*What you will do*: Your task is to copy the listing exactly. Drop any pictures from the copy.

= = = = =

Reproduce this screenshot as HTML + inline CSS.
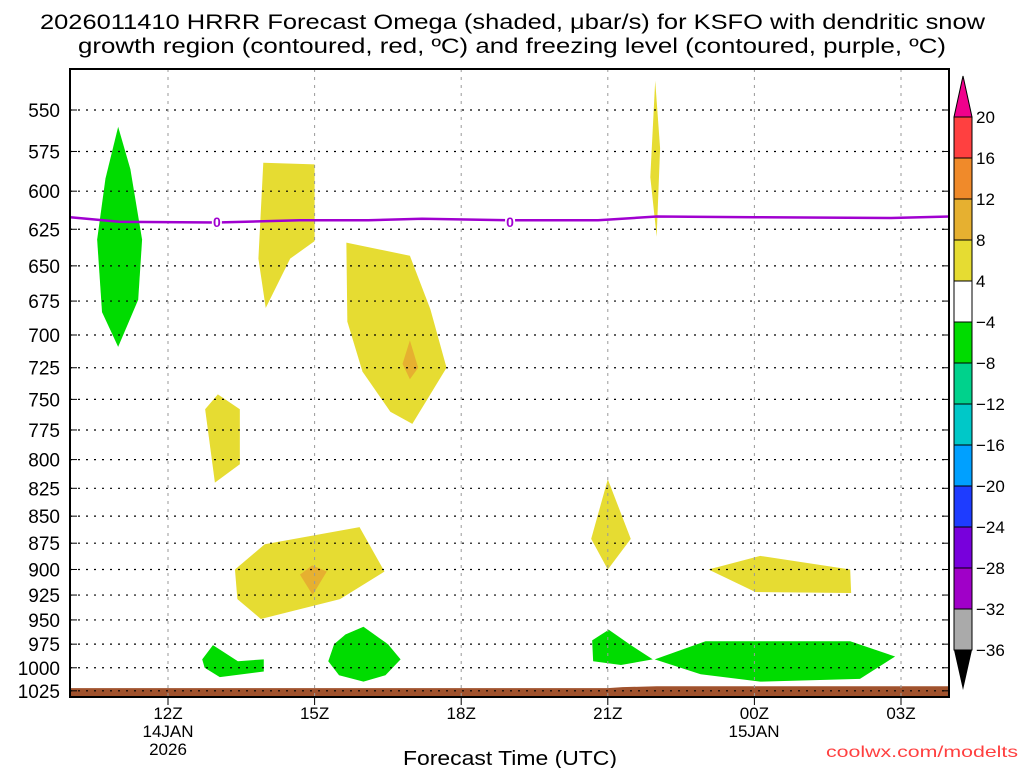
<!DOCTYPE html>
<html><head><meta charset="utf-8"><style>
body{margin:0;background:#fff;width:1024px;height:768px;overflow:hidden;font-family:"Liberation Sans",sans-serif}
svg text{font-family:"Liberation Sans",sans-serif}
</style></head><body>
<svg id="c" width="1024" height="768">
<text x="40" y="29" font-size="21" textLength="945" lengthAdjust="spacingAndGlyphs">2026011410 HRRR Forecast Omega (shaded, μbar/s) for KSFO with dendritic snow</text>
<text x="78" y="53" font-size="21" textLength="868" lengthAdjust="spacingAndGlyphs">growth region (contoured, red, ºC) and freezing level (contoured, purple, ºC)</text>
<g id="plot"></g>
<text x="403" y="765" font-size="20" textLength="214" lengthAdjust="spacingAndGlyphs">Forecast Time (UTC)</text>
<text x="826" y="757" font-size="16" fill="#ff4040" textLength="192" lengthAdjust="spacingAndGlyphs">coolwx.com/modelts</text>
</svg>
<script>
const pTicks=[550,575,600,625,650,675,700,725,750,775,800,825,850,875,900,925,950,975,1000,1025];
const hTicks=[12,15,18,21,24,27];
const hLabels=["12Z","15Z","18Z","21Z","00Z","03Z"];
const fzHours=[10,11,13,14.7,16.1,17.2,19,20.8,22,24,26.8,28];
const fzPres=[617,620,620.5,619,619,618,619,619,616.5,617,617.5,616.5];
const yellowShapes=[
 [[13.95,582],[15,583],[15,633],[14.5,645],[14,680],[13.85,645]],
 [[15.65,634],[16.95,643],[17.37,681],[17.7,725],[17,770],[16.55,760],[15.98,728],[15.67,690]],
 [[21.97,533],[22.07,573],[22,630],[21.87,591]],
 [[13.02,746],[13.47,758],[13.47,804],[12.96,820],[12.76,758]],
 [[13.37,900],[13.98,876],[15.92,860],[16.43,902],[15.52,929],[13.9,949],[13.42,929]],
 [[21,817],[21.47,871],[21,900],[20.66,871]],
 [[23.06,900],[24.12,887],[25.96,900],[25.98,923],[24.02,922]]
];
const orangeShapes=[
 [[16.95,704],[17.12,725],[16.95,734],[16.8,722]],
 [[14.7,905],[14.95,896],[15.25,902],[14.96,925]]
];
const greenShapes=[
 [[10.98,560],[11.23,586],[11.47,632],[11.39,674],[10.98,709],[10.65,683],[10.55,632],[10.72,592]],
 [[12.92,976],[13.43,993],[13.96,991],[13.96,1004],[13.06,1010],[12.75,1000],[12.7,991]],
 [[16,957],[16.5,975],[16.76,991],[16.45,1008],[16,1015],[15.5,1008],[15.28,993],[15.4,975],[15.63,965]],
 [[21.02,960],[21.47,976],[21.92,991],[21.27,997],[20.7,993],[20.68,971]],
 [[21.96,991],[23,972],[25.96,972],[26.88,988],[26.16,1012],[24.12,1015],[22.9,1007]]
];
const terrainHours=[10,21,21.3,22,28];
const terrainPres=[1022,1022,1021,1020,1020];
const cbLabels=["20","16","12","8","4","−4","−8","−12","−16","−20","−24","−28","−32","−36"];
const cbColors=["#ff4040","#f08a2a","#e6b030","#e6dc32","#ffffff","#00dc00","#00d28c","#00c8c8","#00a0ff","#1e3cff","#7800dc","#a000c8","#aaaaaa"];

const L=70,R=949,T=69,B=697;
const X=h=>168+(h-12)*(146.6/3);
const Y=p=>110+933*Math.log(p/550);
const NS="http://www.w3.org/2000/svg";
const g=document.getElementById('plot');
function mk(t,a,par){const e=document.createElementNS(NS,t);for(const k in a)e.setAttribute(k,a[k]);(par||g).appendChild(e);return e;}
function poly(pts,fill,name){const e=mk('polygon',{points:pts.map(q=>X(q[0])+','+Y(q[1])).join(' '),fill:fill});

}
greenShapes.forEach((s,i)=>poly(s,'#00dc00','omega-green-region-'+i));
yellowShapes.forEach((s,i)=>poly(s,'#e6dc32','omega-yellow-region-'+i));
orangeShapes.forEach((s,i)=>poly(s,'#e6b030','omega-orange-region-'+i));
const tp=terrainHours.map((h,i)=>[h,terrainPres[i]]);
const ter=mk('polygon',{points:tp.map(q=>X(q[0])+','+Y(q[1])).join(' ')+` ${R},${B} ${L},${B}`,fill:'#a0522d'});


pTicks.forEach(p=>{const y=Y(p);
 const l=mk('line',{x1:L,x2:R,y1:y,y2:y,stroke:'#000','stroke-dasharray':'2,6','stroke-width':1.2});
 
 
 mk('line',{x1:L,x2:L+7,y1:y,y2:y,stroke:'#000'});mk('line',{x1:R-7,x2:R,y1:y,y2:y,stroke:'#000'});
 const t=mk('text',{x:60,y:y+7,'font-size':19,'text-anchor':'end'});t.textContent=p;
 
 });
hTicks.forEach((h,i)=>{const x=X(h);
 const l=mk('line',{x1:x,x2:x,y1:T,y2:B,stroke:'#999','stroke-dasharray':'3,5'});
 
 
 mk('line',{x1:x,x2:x,y1:B,y2:B+8,stroke:'#000'});
 const t=mk('text',{x:x,y:719,'font-size':17,'text-anchor':'middle'});t.textContent=hLabels[i];
 
 });
[["14JAN",168,737],["2026",168,755],["15JAN",754,737]].forEach(a=>{const t=mk('text',{x:a[1],y:a[2],'font-size':17,'text-anchor':'middle'});t.textContent=a[0];
 
 });
const fz=mk('polyline',{points:fzHours.map((h,i)=>X(h)+','+Y(fzPres[i])).join(' '),fill:'none',stroke:'#a000d0','stroke-width':2.5});


[13,19].forEach(h=>{const x=X(h),y=Y(620);mk('rect',{x:x-5,y:y-8,width:10,height:16,fill:'#fff'});
 const t=mk('text',{x:x,y:y+5,'font-size':14,'text-anchor':'middle',fill:'#a000d0','font-weight':'bold'});t.textContent='0';
 
 });
const fr=mk('rect',{x:L,y:T,width:R-L,height:B-T,fill:'none',stroke:'#000','stroke-width':2});


const cbTop=117,seg=41,cx=954,cw=18;
const cb=mk('g',{});
mk('polygon',{points:`${cx},${cbTop} ${cx+cw},${cbTop} ${cx+cw/2},76`,fill:'#f0008c',stroke:'#000'},cb);
cbColors.forEach((c,i)=>mk('rect',{x:cx,y:cbTop+i*seg,width:cw,height:seg,fill:c,stroke:'#000'},cb));
const cbB=cbTop+cbColors.length*seg;
mk('polygon',{points:`${cx},${cbB} ${cx+cw},${cbB} ${cx+cw/2},690`,fill:'#000'},cb);
cbLabels.forEach((s,i)=>{const t=mk('text',{x:976,y:cbTop+i*seg+6,'font-size':17},cb);t.textContent=s;
 
 });
</script>
</body></html>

= = = = =

*Solution to this exercise*:
Reproduce this screenshot as HTML + inline CSS.
<!DOCTYPE html>
<html><head><meta charset="utf-8"><style>
body{margin:0;background:#fff;width:1024px;height:768px;overflow:hidden;font-family:"Liberation Sans",sans-serif}
svg text{font-family:"Liberation Sans",sans-serif}
</style></head><body>
<svg id="c" width="1024" height="768">
<text x="40" y="29" font-size="21" textLength="945" lengthAdjust="spacingAndGlyphs">2026011410 HRRR Forecast Omega (shaded, μbar/s) for KSFO with dendritic snow</text>
<text x="78" y="53" font-size="21" textLength="868" lengthAdjust="spacingAndGlyphs">growth region (contoured, red, ºC) and freezing level (contoured, purple, ºC)</text>
<g id="plot"></g>
<text x="403" y="765" font-size="20" textLength="214" lengthAdjust="spacingAndGlyphs">Forecast Time (UTC)</text>
<text x="826" y="757" font-size="16" fill="#ff4040" textLength="192" lengthAdjust="spacingAndGlyphs">coolwx.com/modelts</text>
</svg>
<script>
const pTicks=[550,575,600,625,650,675,700,725,750,775,800,825,850,875,900,925,950,975,1000,1025];
const hTicks=[12,15,18,21,24,27];
const hLabels=["12Z","15Z","18Z","21Z","00Z","03Z"];
const fzHours=[10,11,13,14.7,16.1,17.2,19,20.8,22,24,26.8,28];
const fzPres=[617,620,620.5,619,619,618,619,619,616.5,617,617.5,616.5];
const yellowShapes=[
 [[13.95,582],[15,583],[15,633],[14.5,645],[14,680],[13.85,645]],
 [[15.65,634],[16.95,643],[17.37,681],[17.7,725],[17,770],[16.55,760],[15.98,728],[15.67,690]],
 [[21.97,533],[22.07,573],[22,630],[21.87,591]],
 [[13.02,746],[13.47,758],[13.47,804],[12.96,820],[12.76,758]],
 [[13.37,900],[13.98,876],[15.92,860],[16.43,902],[15.52,929],[13.9,949],[13.42,929]],
 [[21,817],[21.47,871],[21,900],[20.66,871]],
 [[23.06,900],[24.12,887],[25.96,900],[25.98,923],[24.02,922]]
];
const orangeShapes=[
 [[16.95,704],[17.12,725],[16.95,734],[16.8,722]],
 [[14.7,905],[14.95,896],[15.25,902],[14.96,925]]
];
const greenShapes=[
 [[10.98,560],[11.23,586],[11.47,632],[11.39,674],[10.98,709],[10.65,683],[10.55,632],[10.72,592]],
 [[12.92,976],[13.43,993],[13.96,991],[13.96,1004],[13.06,1010],[12.75,1000],[12.7,991]],
 [[16,957],[16.5,975],[16.76,991],[16.45,1008],[16,1015],[15.5,1008],[15.28,993],[15.4,975],[15.63,965]],
 [[21.02,960],[21.47,976],[21.92,991],[21.27,997],[20.7,993],[20.68,971]],
 [[21.96,991],[23,972],[25.96,972],[26.88,988],[26.16,1012],[24.12,1015],[22.9,1007]]
];
const terrainHours=[10,21,21.3,22,28];
const terrainPres=[1022,1022,1021,1020,1020];
const cbLabels=["20","16","12","8","4","−4","−8","−12","−16","−20","−24","−28","−32","−36"];
const cbColors=["#ff4040","#f08a2a","#e6b030","#e6dc32","#ffffff","#00dc00","#00d28c","#00c8c8","#00a0ff","#1e3cff","#7800dc","#a000c8","#aaaaaa"];

const L=70,R=949,T=69,B=697;
const X=h=>168+(h-12)*(146.6/3);
const Y=p=>110+933*Math.log(p/550);
const NS="http://www.w3.org/2000/svg";
const g=document.getElementById('plot');
function mk(t,a,par){const e=document.createElementNS(NS,t);for(const k in a)e.setAttribute(k,a[k]);(par||g).appendChild(e);return e;}
function poly(pts,fill,name){const e=mk('polygon',{points:pts.map(q=>X(q[0])+','+Y(q[1])).join(' '),fill:fill});

}
greenShapes.forEach((s,i)=>poly(s,'#00dc00','omega-green-region-'+i));
yellowShapes.forEach((s,i)=>poly(s,'#e6dc32','omega-yellow-region-'+i));
orangeShapes.forEach((s,i)=>poly(s,'#e6b030','omega-orange-region-'+i));
const tp=terrainHours.map((h,i)=>[h,terrainPres[i]]);
const ter=mk('polygon',{points:tp.map(q=>X(q[0])+','+Y(q[1])).join(' ')+` ${R},${B} ${L},${B}`,fill:'#a0522d'});


pTicks.forEach(p=>{const y=Y(p);
 const l=mk('line',{x1:L,x2:R,y1:y,y2:y,stroke:'#000','stroke-dasharray':'2,6','stroke-width':1.2});
 
 
 mk('line',{x1:L,x2:L+7,y1:y,y2:y,stroke:'#000'});mk('line',{x1:R-7,x2:R,y1:y,y2:y,stroke:'#000'});
 const t=mk('text',{x:60,y:y+7,'font-size':19,'text-anchor':'end'});t.textContent=p;
 
 });
hTicks.forEach((h,i)=>{const x=X(h);
 const l=mk('line',{x1:x,x2:x,y1:T,y2:B,stroke:'#999','stroke-dasharray':'3,5'});
 
 
 mk('line',{x1:x,x2:x,y1:B,y2:B+8,stroke:'#000'});
 const t=mk('text',{x:x,y:719,'font-size':17,'text-anchor':'middle'});t.textContent=hLabels[i];
 
 });
[["14JAN",168,737],["2026",168,755],["15JAN",754,737]].forEach(a=>{const t=mk('text',{x:a[1],y:a[2],'font-size':17,'text-anchor':'middle'});t.textContent=a[0];
 
 });
const fz=mk('polyline',{points:fzHours.map((h,i)=>X(h)+','+Y(fzPres[i])).join(' '),fill:'none',stroke:'#a000d0','stroke-width':2.5});


[13,19].forEach(h=>{const x=X(h),y=Y(620);mk('rect',{x:x-5,y:y-8,width:10,height:16,fill:'#fff'});
 const t=mk('text',{x:x,y:y+5,'font-size':14,'text-anchor':'middle',fill:'#a000d0','font-weight':'bold'});t.textContent='0';
 
 });
const fr=mk('rect',{x:L,y:T,width:R-L,height:B-T,fill:'none',stroke:'#000','stroke-width':2});


const cbTop=117,seg=41,cx=954,cw=18;
const cb=mk('g',{});
mk('polygon',{points:`${cx},${cbTop} ${cx+cw},${cbTop} ${cx+cw/2},76`,fill:'#f0008c',stroke:'#000'},cb);
cbColors.forEach((c,i)=>mk('rect',{x:cx,y:cbTop+i*seg,width:cw,height:seg,fill:c,stroke:'#000'},cb));
const cbB=cbTop+cbColors.length*seg;
mk('polygon',{points:`${cx},${cbB} ${cx+cw},${cbB} ${cx+cw/2},690`,fill:'#000'},cb);
cbLabels.forEach((s,i)=>{const t=mk('text',{x:976,y:cbTop+i*seg+6,'font-size':17},cb);t.textContent=s;
 
 });
</script>
</body></html>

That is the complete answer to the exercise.